Here’s what you need to know about home equity, including ways to increase your equity and best uses for it.

What is home equity?

Home equity is the portion of your home that you own. To put it simply, it’s the difference between your home’s value and what you owe your mortgage company. So, if you owe your mortgage lender $250,000 and your property appraises for $300,000, your equity is $50,000.

What are ways to increase your equity?

Each month a portion of your mortgage payment goes toward reducing the principal balance. Your equity, in turn, increases as this balance decreases. This happens gradually, but you can build equity faster by making higher or additional mortgage payments.

Some homeowners periodically make an extra principal-only payment, or they’ll pay a little extra toward their principal every month. This chips away at the balance quicker, which increases their equity at a faster rate.

Purchasing with a down payment is another way to increase equity. For example, if you purchase a $300,000 home with a 5% down payment, you’ll have about $15,000 of equity upon closing.

You can also build equity faster with home improvements. Certain renovations and updates add value to a home. These include kitchen and bathroom remodels, appliance upgrades, landscaping, home additions, new patios and decks, and smart home technologies.

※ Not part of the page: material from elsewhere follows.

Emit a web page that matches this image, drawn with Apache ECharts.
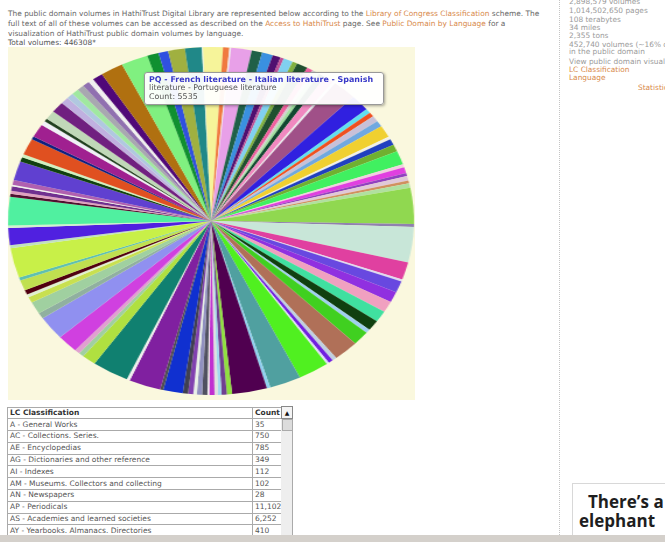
<!DOCTYPE html>
<html><head><meta charset="utf-8">
<script src="https://cdn.jsdelivr.net/npm/echarts@6/dist/echarts.min.js"></script>
<style>
html,body{margin:0;padding:0;background:#fff;width:665px;height:542px;overflow:hidden;position:relative;font-family:"DejaVu Sans",Verdana,sans-serif;}
.abs{position:absolute;white-space:nowrap;}
.intro{left:8px;font-size:7.43px;line-height:10px;color:#666;}
.intro a,.side a{color:#d8894a;text-decoration:none;}
.side{left:569px;font-size:7.4px;line-height:8px;color:#9a9a9a;}
#cream{left:8px;top:47px;width:407px;height:353px;background:#faf8de;}
#pie{left:31px;top:41px;width:360px;height:360px;transform:scaleX(1.1667);transform-origin:50% 50%;}
#tip{left:144px;top:72px;width:230px;height:27px;background:rgba(255,255,255,0.94);border:1px solid #999;border-radius:3px;box-shadow:1px 1px 3px rgba(0,0,0,.35);font-size:7.9px;line-height:8.4px;color:#555;padding:3px 4px 1px 4px;}
#tip b{color:#3838c8;font-size:7.95px;}
#tbl{left:7px;top:406.5px;border-collapse:collapse;table-layout:fixed;font-size:7.5px;color:#555;border:1px solid #888;}
#tbl td{border:1px solid #aaa;height:10.8px;padding:0 0 0 2px;line-height:10px;overflow:hidden;white-space:nowrap;}
#tbl tr.h td{font-weight:bold;color:#333;}
#scroll{left:281px;top:406px;width:11px;height:129px;background:#eeeeee;border:1px solid #aaa;border-left:none;}
#up{left:281px;top:406px;width:10px;height:11px;background:#f4f4f4;border:1px solid #888;font-size:6px;line-height:11px;text-align:center;color:#111;}
#thumb{left:282px;top:419px;width:9px;height:10px;background:#dcdcdc;border:1px solid #aaa;}
#vline{left:559px;top:0;height:535px;border-left:1px dotted #c4c4c4;}
#bar{left:0;top:535px;width:665px;height:7px;background:#d4d0cb;}
#eleph{left:572px;top:483px;width:100px;height:60px;border:1px solid #d8d8d8;background:#fff;}
.big{font-family:"Open Sans","Liberation Sans",sans-serif;font-weight:bold;font-size:17px;color:#1e1e1e;line-height:20px;}
</style></head>
<body>
<div class="abs intro" style="top:9px">The public domain volumes in HathiTrust Digital Library are represented below according to the <a>Library of Congress Classification</a> scheme. The</div>
<div class="abs intro" style="top:19px">full text of all of these volumes can be accessed as described on the <a>Access to HathiTrust</a> page. See <a>Public Domain by Language</a> for a</div>
<div class="abs intro" style="top:28.5px">visualization of HathiTrust public domain volumes by language.</div>
<div class="abs intro" style="top:38px;color:#555">Total volumes: 446308*</div>

<div id="cream" class="abs"></div>
<div id="pie" class="abs"></div>
<div id="tip" class="abs"></div>

<table id="tbl" class="abs"><colgroup><col style="width:245px"><col style="width:28px"></colgroup><tbody id="tbody"></tbody></table>
<div id="scroll" class="abs"></div>
<div id="up" class="abs">&#9650;</div>
<div id="thumb" class="abs"></div>

<div id="vline" class="abs"></div>
<div id="side"></div>

<div id="eleph" class="abs"></div>
<div class="abs big" style="left:588px;top:492px">There’s a</div>
<div class="abs big" style="left:579px;top:511px">elephant</div>
<div id="bar" class="abs"></div>

<script>
// ---- pie slices, clockwise from the top ----
const sliceNames = [
 "B","BC","BD","BF","BH","BJ","BL","BM","BP","BQ","BR","BS","BT","BV","BX",
 "C","CB","CC","CD","CE","CJ","CN","CR","CS","CT",
 "D","DA","DB","DC","DD","DE","DF","DG","DH","DJ","DK","DL","DP","DQ","DR","DS","DT","DU","DX",
 "E","F",
 "G","GA","GB","GC","GE","GF","GN","GR","GT","GV",
 "H","HA","HB","HC","HD","HE","HF","HG","HJ","HM","HN","HQ","HS","HT","HV","HX",
 "J","JA","JC","JF","JK","JN","JS","JV","JX",
 "K","L","LA","LB","LC","LD","M","ML","MT","N","NA","NB","NC","ND","NE","NK",
 "PQ",
 "PR","PS","PT","PZ","Q","QA","QB","QC","QD","QE","QH","QK","R","S","T","U","V","Z"
];
const sliceValues = [
 7067,2232,620,7314,3719,3843,2851,1240,3347,1736,3967,2108,1240,1488,2479,
 3347,992,8430,6819,1860,1860,2479,2479,4959,1240,
 2479,2975,5703,1240,2479,1240,1860,1240,1860,14877,1240,14629,7191,868,4835,4339,4587,4711,4339,
 1612,5827,
 8926,1612,1612,868,10910,11158,1240,12397,1860,1860,
 1240,1240,1860,620,1860,1860,1240,1860,1860,6943,1116,11282,1116,13017,4959,1860,
 1860,7438,9918,2479,4959,2479,1240,1860,4339,
 1240,12397,1240,7067,992,11778,1240,1240,1860,620,1984,7934,1860,1240,6819,1240,
 5535,
 1860,1240,3719,4587,2851,2479,2479,2479,2479,1860,3719,8058,9546,4091,3471,5951,5951,372
];
const sliceColors = [
 "#f6f49a","#f07a40","#f0e8f0","#e8a0e8","#206048","#3a90e0","#501070","#c05098","#80d0f0","#80b040","#205030","#f060a0","#d0d0d0","#a0e0a0","#104830",
 "#f088c0","#e8e8f0","#a05088","#3020e0","#60e0f0","#f05020","#c8c0d8","#70a8e0","#f0d030","#f0f0e8",
 "#2040c0","#70b030","#40f060","#f0d0e0","#e040e0","#9040c0","#e0c8d8","#d09060","#b0e0a0","#90d850","#9080b0","#c8e6d8","#e040a0","#e0d8f0","#6848e0","#9030e0","#f0a0c0","#40e0a0","#104010",
 "#a0d0f0","#40d020",
 "#b07058","#c0d0e0","#7020e0","#e0e0f8","#50f020","#50a0a0","#90d0f0","#500050","#90e040","#704090",
 "#a0d8f0","#e0e0e0","#c030d0","#f8f8f8","#505060","#9090c0","#e8f0e8","#8040b0","#404050","#1030d0","#505050","#8020a0","#f0f0f0","#108070","#b0e040","#a0d0a0",
 "#e0a0d0","#d040e0","#9090f0","#90b0a0","#a0d0a0","#c8e050","#e0f0d0","#500010","#c0e050",
 "#60c0b0","#c8f048","#c0e0c0","#5020e0","#d0f0d0","#50f0a0","#501030","#e0a0c0","#703090","#f0f0f0","#b060b0","#6040d0","#104010","#d0f0c0","#e05020","#102080",
 "#a02090",
 "#f0f0f8","#204020","#c0d8b8","#702080","#c0b0e0","#b0c8e0","#a0e8a0","#a8a8b0","#9070b0","#f0f0f0","#500878","#b07010","#80f080","#109030","#3050e0","#a0b040","#208888","#e0f0e0"
];
// ---- hovered slice tooltip ----
const tipName = "PQ";
const tipLines = ["PQ - French literature - Italian literature - Spanish", "literature - Portuguese literature"];

// ---- table rows ----
const tableHeader = ["LC Classification", "Count"];
const tableNames = ["A - General Works","AC - Collections. Series.","AE - Encyclopedias","AG - Dictionaries and other reference","AI - Indexes","AM - Museums. Collectors and collecting","AN - Newspapers","AP - Periodicals","AS - Academies and learned societies","AY - Yearbooks. Almanacs. Directories"];
const tableCounts = ["35","750","785","349","112","102","28","11,102","6,252","410"];

// ---- side panel ----
const sideLines = [
 ["2,898,579 volumes",-2.5,false],["1,014,502,650 pages",7,false],["108 terabytes",15.5,false],["34 miles",24,false],
 ["2,355 tons",32,false],["452,740 volumes (~16% of total)",40.5,false],["in the public domain",48,false],
 ["View public domain visualizations:",58,false],["LC Classification",66,true],["Language",74,true]
];

const chart = echarts.init(document.getElementById('pie'));
chart.setOption({
  animation:false,
  series:[{
    type:'pie', center:['50%','50%'], radius:[0,174], startAngle:92.3, clockwise:true,
    silent:true, label:{show:false}, labelLine:{show:false}, emphasis:{disabled:true},
    itemStyle:{borderWidth:0},
    data: sliceNames.map((n,i)=>({name:n, value:sliceValues[i], itemStyle:{color:sliceColors[i]}}))
  }]
});

const tipVal = sliceValues[sliceNames.indexOf(tipName)];
document.getElementById('tip').innerHTML = '<b>'+tipLines[0]+'</b><br>'+tipLines[1]+'<br>Count: '+tipVal;

let rows = '<tr class="h"><td>'+tableHeader[0]+'</td><td>'+tableHeader[1]+'</td></tr>';
tableNames.forEach((n,i)=>{ rows += '<tr><td>'+n+'</td><td>'+tableCounts[i]+'</td></tr>'; });
document.getElementById('tbody').innerHTML = rows;

let side = '';
sideLines.forEach(l=>{ side += '<div class="abs side" style="top:'+l[1]+'px">'+(l[2]?'<a>'+l[0]+'</a>':l[0])+'</div>'; });
side += '<div class="abs side" style="left:638px;top:84px"><a>Statistics</a></div>';
document.getElementById('side').innerHTML = side;
</script>
</body></html>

How to figure out your home equity?

To calculate your home equity, contact your lender to see how much you currently owe. You can get payoff information by signing into your online account.

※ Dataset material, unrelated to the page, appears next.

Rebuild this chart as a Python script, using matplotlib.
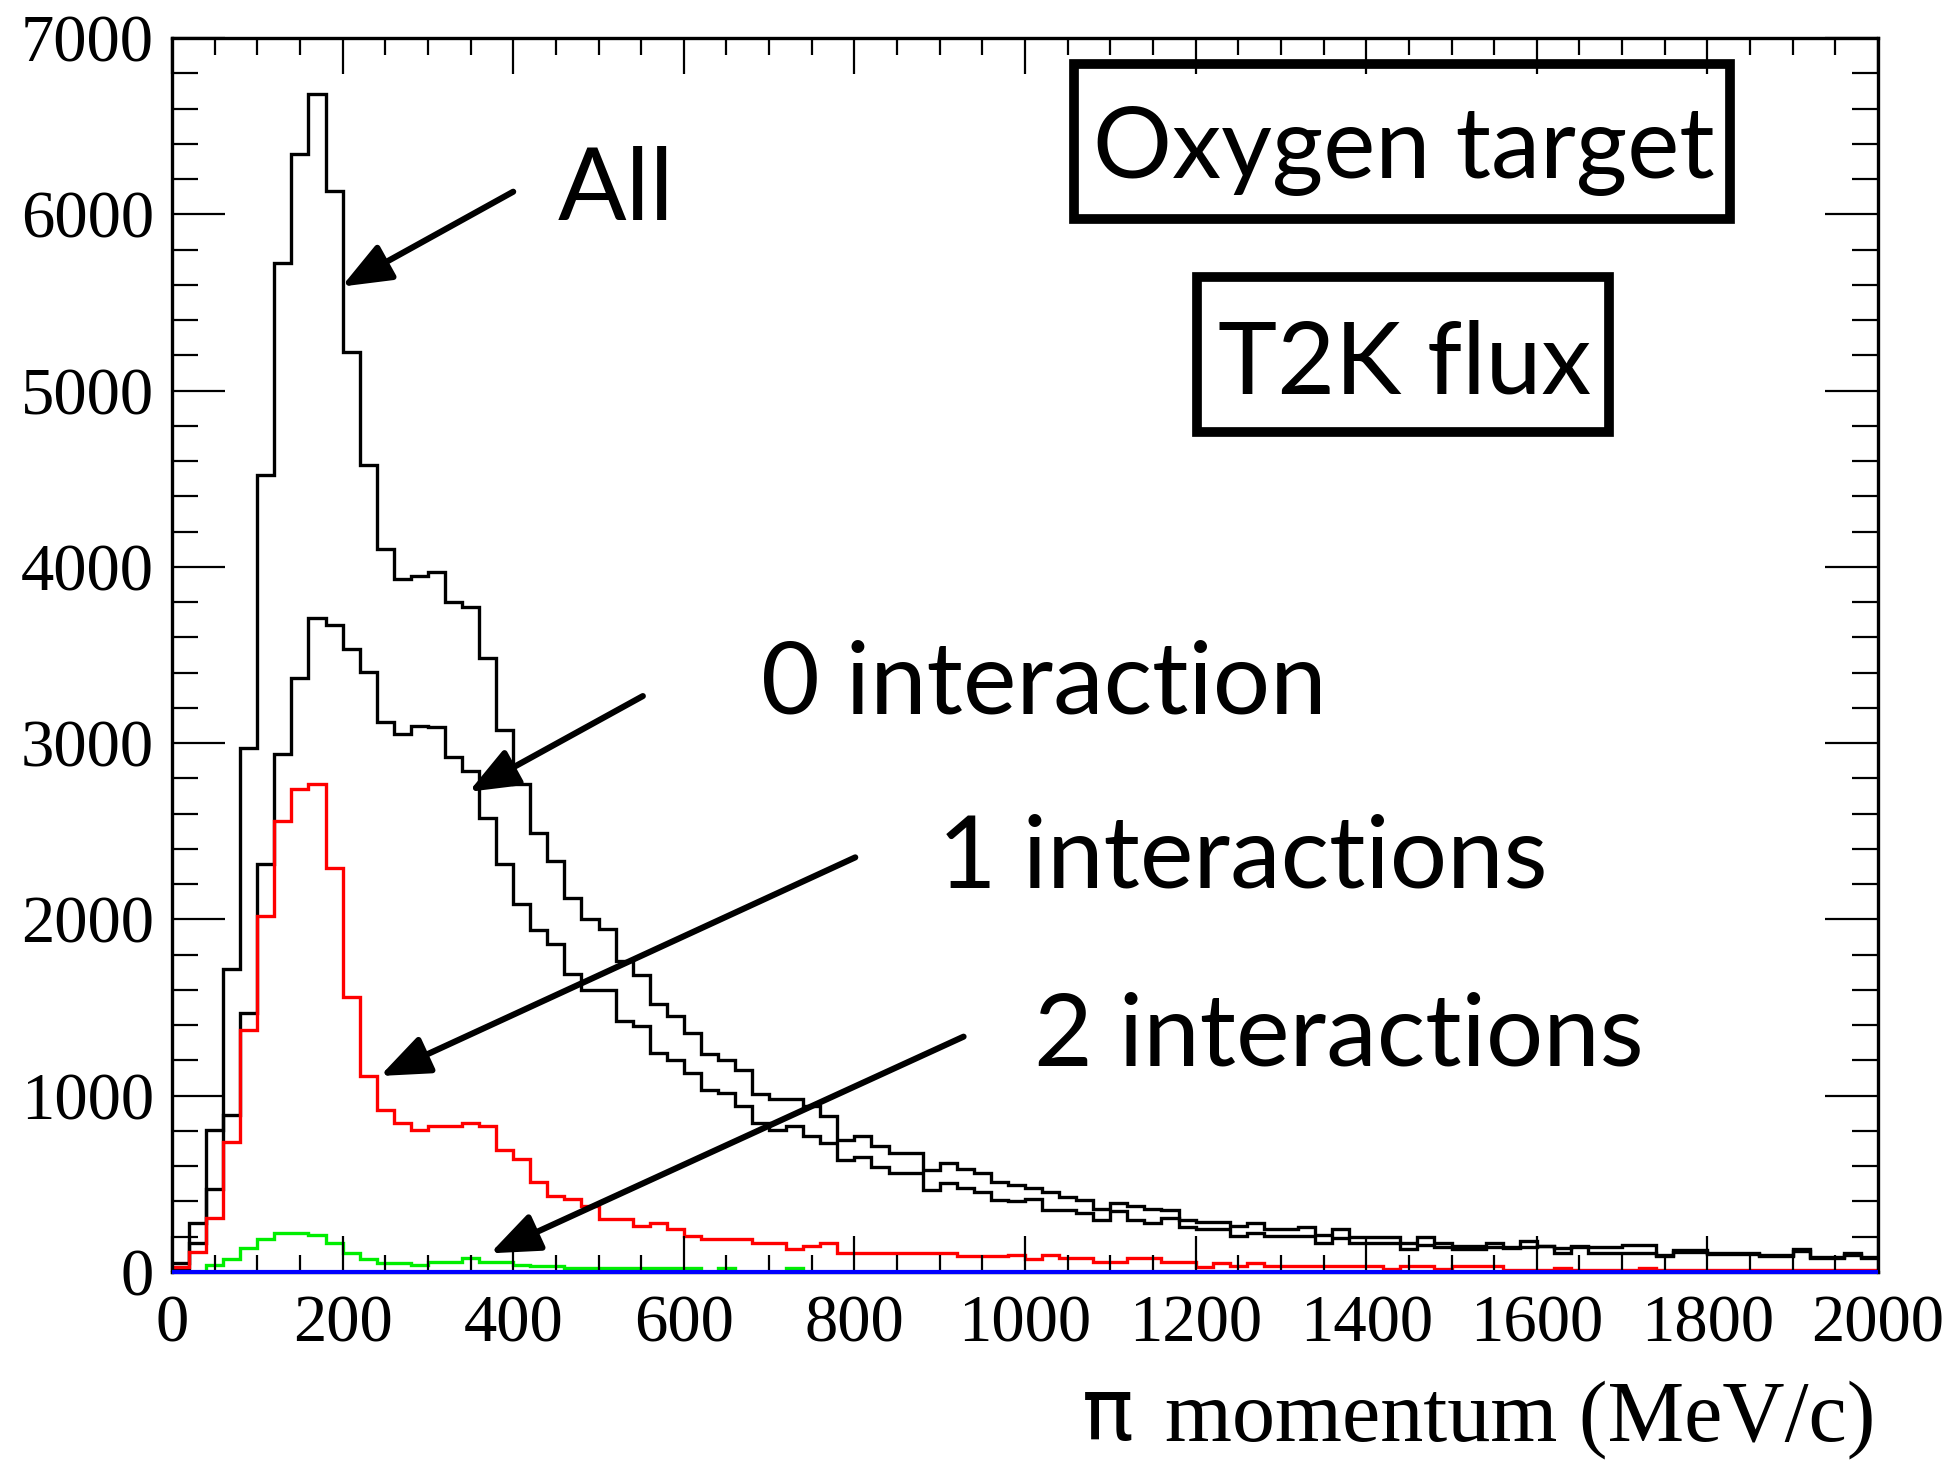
import numpy as np
import matplotlib
matplotlib.use('Agg')
import matplotlib.pyplot as plt
from matplotlib.patches import Rectangle
from matplotlib.ticker import MultipleLocator

# pi momentum histograms, 100 bins of 20 MeV/c from 0 to 2000
bin_edges = np.arange(0, 2001, 20)

all_counts = [50, 278, 807, 1716, 2975, 4519, 5722, 6341, 6682, 6133,
              5216, 4576, 4102, 3932, 3947, 3973, 3799, 3771, 3481, 3076,
              2767, 2489, 2334, 2123, 2000, 1943, 1763, 1682, 1523, 1451,
              1356, 1239, 1201, 1148, 1011, 981, 981, 939, 883, 750,
              769, 716, 674, 674, 580, 617, 583, 561, 508, 495,
              475, 451, 428, 409, 356, 394, 375, 356, 352, 295,
              286, 286, 261, 280, 242, 242, 258, 210, 242, 197,
              197, 197, 163, 197, 163, 148, 148, 163, 140, 178,
              150, 135, 148, 140, 140, 152, 152, 95, 125, 125,
              110, 110, 110, 95, 95, 128, 87, 87, 105, 87]

zero_int = [20, 165, 471, 888, 1472, 2312, 2938, 3367, 3708, 3670,
            3534, 3405, 3121, 3051, 3098, 3089, 2919, 2843, 2578, 2312,
            2085, 1940, 1858, 1688, 1602, 1602, 1422, 1394, 1242, 1205,
            1129, 1034, 1015, 939, 845, 807, 826, 769, 731, 636,
            655, 598, 561, 561, 466, 504, 475, 456, 409, 400,
            413, 352, 352, 333, 295, 348, 295, 277, 305, 258,
            242, 242, 205, 223, 205, 205, 205, 163, 191, 163,
            163, 163, 129, 153, 144, 129, 129, 144, 134, 140,
            145, 107, 140, 110, 110, 107, 107, 90, 115, 115,
            100, 100, 100, 88, 88, 118, 80, 80, 95, 80]

one_int = [30, 115, 307, 735, 1375, 2019, 2559, 2742, 2767, 2294,
           1560, 1110, 917, 845, 807, 831, 831, 845, 831, 693,
           640, 508, 432, 413, 375, 299, 299, 261, 280, 242,
           205, 186, 186, 186, 167, 167, 129, 148, 167, 110,
           110, 110, 110, 110, 110, 110, 91, 91, 91, 97,
           72, 97, 78, 78, 59, 59, 78, 78, 59, 59,
           30, 53, 34, 53, 34, 34, 34, 34, 34, 34,
           34, 15, 34, 34, 15, 34, 34, 34, 12, 12,
           12, 25, 10, 10, 10, 10, 25, 10, 10, 10,
           10, 10, 10, 10, 10, 10, 10, 10, 10, 10]

two_int = [0, 0, 40, 72, 135, 186, 224, 224, 210, 167,
           110, 72, 53, 53, 40, 55, 55, 78, 55, 55,
           40, 35, 35, 21, 21, 21, 21, 21, 21, 21,
           21, 0, 21, 0, 0, 0, 21, 0, 0, 0] + [0] * 60

more_int = [0] * 100

W, H = 1953, 1466
fig = plt.figure(figsize=(W / 100, H / 100), dpi=100)
ax = fig.add_axes([172 / W, 1 - 1272 / H, (1878 - 172) / W, (1272 - 38) / H])

ax.stairs(all_counts, bin_edges, color='black', lw=2.4, baseline=None)
ax.stairs(zero_int, bin_edges, color='black', lw=2.4, baseline=None)
ax.stairs(one_int, bin_edges, color='#ff0000', lw=2.4, baseline=None)
ax.stairs(two_int, bin_edges, color='#00ee00', lw=2.4, baseline=None)
ax.stairs(more_int, bin_edges, color='#0000ff', lw=3.0, baseline=None,
          clip_on=False, zorder=4)

ax.set_xlim(0, 2000)
ax.set_ylim(0, 7000)
ax.xaxis.set_major_locator(MultipleLocator(200))
ax.xaxis.set_minor_locator(MultipleLocator(50))
ax.yaxis.set_major_locator(MultipleLocator(1000))
ax.yaxis.set_minor_locator(MultipleLocator(200))
ax.tick_params(which='both', direction='in', top=True, right=True, width=1.6)
ax.tick_params(axis='x', which='major', length=26, pad=16)
ax.tick_params(axis='x', which='minor', length=12)
ax.tick_params(axis='y', which='major', length=38, pad=13)
ax.tick_params(axis='y', which='minor', length=19)
for lab in ax.get_xticklabels() + ax.get_yticklabels():
    lab.set_family('Liberation Serif')
    lab.set_fontsize(48)
for sp in ax.spines.values():
    sp.set_linewidth(2.4)

# axis title
fig.text(1875 / W, 1 - 1440 / H, 'momentum (MeV/c)', family='Liberation Serif',
         fontsize=62, ha='right', va='baseline')
fig.text(1108 / W, 1 - 1440 / H, 'π', family='DejaVu Sans', fontsize=62,
         ha='center', va='baseline')

# labelled boxes
def box(x0, y0, x1, y1):
    fig.add_artist(Rectangle((x0 / W, 1 - y1 / H), (x1 - x0) / W, (y1 - y0) / H,
                             transform=fig.transFigure, fill=False, lw=7, ec='black'))

box(1074, 64, 1730, 219)
box(1197, 277, 1609, 432)
fig.text(1404 / W, 1 - 178 / H, 'Oxygen target', family='Lato', fontsize=71,
         ha='center', va='baseline')
fig.text(1405 / W, 1 - 393 / H, 'T2K flux', family='Lato', fontsize=72,
         ha='center', va='baseline')

# labels with arrows
labels = ['All', '0 interaction', '1 interactions', '2 interactions']
label_px = [(558, 220), (761, 714), (938, 888), (1034, 1066)]
arrow_tips = [(199, 5590), (348, 2724), (244, 1112), (373, 106)]
arrow_tails = [(400, 6128), (552, 3267), (801, 2352), (928, 1335)]

for lab, (px, py) in zip(labels, label_px):
    fig.text(px / W, 1 - py / H, lab, family='Lato', fontsize=73, va='baseline')

for tip, tail in zip(arrow_tips, arrow_tails):
    ax.annotate('', xy=tip, xytext=tail,
                arrowprops=dict(arrowstyle='-|>,head_length=3.0,head_width=1.2',
                                lw=4.4, color='black', shrinkA=0, shrinkB=0,
                                mutation_scale=10))

fig.savefig('out.png', dpi=100)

Keep in mind, this is only half of the information you’ll need. You’ll also need a home appraisal. An appraiser inspects a home and takes note of its overall condition, square footage, and features. The property is then compared with similar homes in the area to assess its market value.

Once you have these numbers, subtract your payoff amount from your home’s value to determine your equity.

Best uses for home equity

Fortunately, you don’t have to sell the home to tap your equity. If you need access to funds, there’s the option of a cash-out refinance. A refinance replaces an existing mortgage with a new one.

Some people refinance and only adjust their rate and term. However, you can also “cash out” some of your equity when refinancing. In most cases, you can borrow up to 80% of your equity. Keep in mind, though, this will increase your mortgage balance.

If you don’t want to replace your existing mortgage, another option is a home equity loan or a home equity line of credit (HELOC). You can use these to borrow up to 80% of your equity too. However, a home equity loan comes in the form of a lump sum payment, whereas a HELOC provides access to a line of credit on an as-needed basis.

Regardless of how you tap your equity, you can use funds for many purposes. Good uses include debt consolidation, home improvements, college tuition, and starting a business.